= Nicholas Jones (artist) =

British artist

Nicholas (Nick) Jones is a British artist who paints abstract landscapes. He was trained at Bristol Polytechnic and initially worked exclusively in Stained glass. He now works in the medium of Acrylic on canvas, with work has focused on landscapes, partially those in the Arctic after a trip conducted as Artist in Residence with the Friends of the Scott Polar Research Institute. Nick Jones is represented by the Crane Kalman Gallery, London.
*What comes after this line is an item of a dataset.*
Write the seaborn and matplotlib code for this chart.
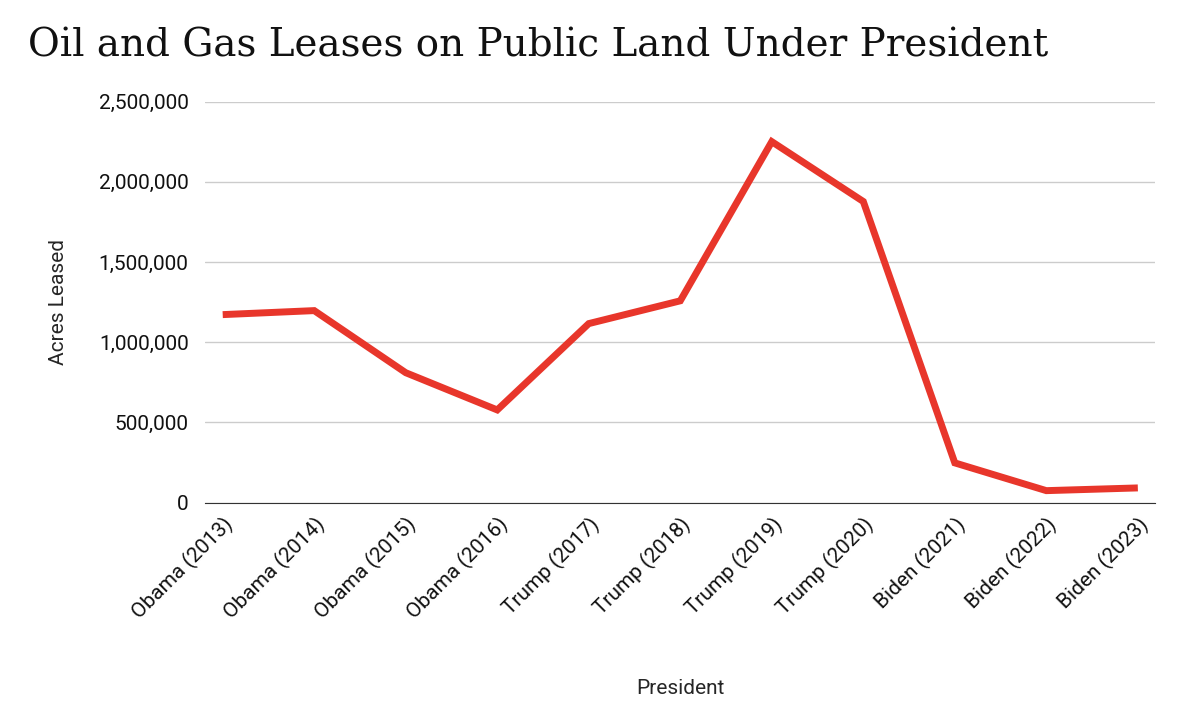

Much of his work is focused on landscapes in and around the coast. Speaking to Coast (magazine), Jones said "Over my journey as a painter, I have repeatedly found myself seeking to evoke the lure of the coast, where earth, water and air meet. time spend on the coast helps me connect with life". A large proportion of his work depicts the arctic, after Jone's trip to Greenland. Speaking to The Marshwood Vale upon opening of his 2021 show at Staters Yard Gallery, west bay, Jone's said "It is my hope that these paintings may speak of the beauty and fragility of the Arctic but also, in some small way, open up space and light for others, just as my time in the arctic did for me".

Jone's work also reflects on the changing landscape due to climate change. In 2022, Jone's 'Dawn Light, Cape Mercy, Baffin Island' (2019) Jones' was announced as winner in the 'Earth's Wild Beauty' category of the Shepherd Wildlife Foundation Wildlife Artist of the Year 2022 award The judge, Melanie Shepherd, described 'Dawn Light, Cape Mercy, Baffin Island' as "A supremely powerful portrayal of how the ice floes are melting due to climate change. The stunning simplicity of his work says it all – it's a simple, stark message to the world." Speaking to Geographical (Magazine of the Royal Geographical Society) in 2021, Jones said 'At this point in history, when our planet is heating at an unprecedented rate, the image of an iceberg holds a haunting poignancy.' Jones subsequently won the Cherry Kearton Medal and Award for work around the arctic and climate change.

== Honours and awards ==

Jones has won several awards over his career:

- 2018 - Friends of the Scott Polar Research Institute Arctic Artist in Residence.
- 2022 - Royal Geographical Society Cherry Kearton Medal and Award.
- 2022 - David Shepherd Wildlife Artist of the Year Award in 'Earth's Wild Beauty' Category.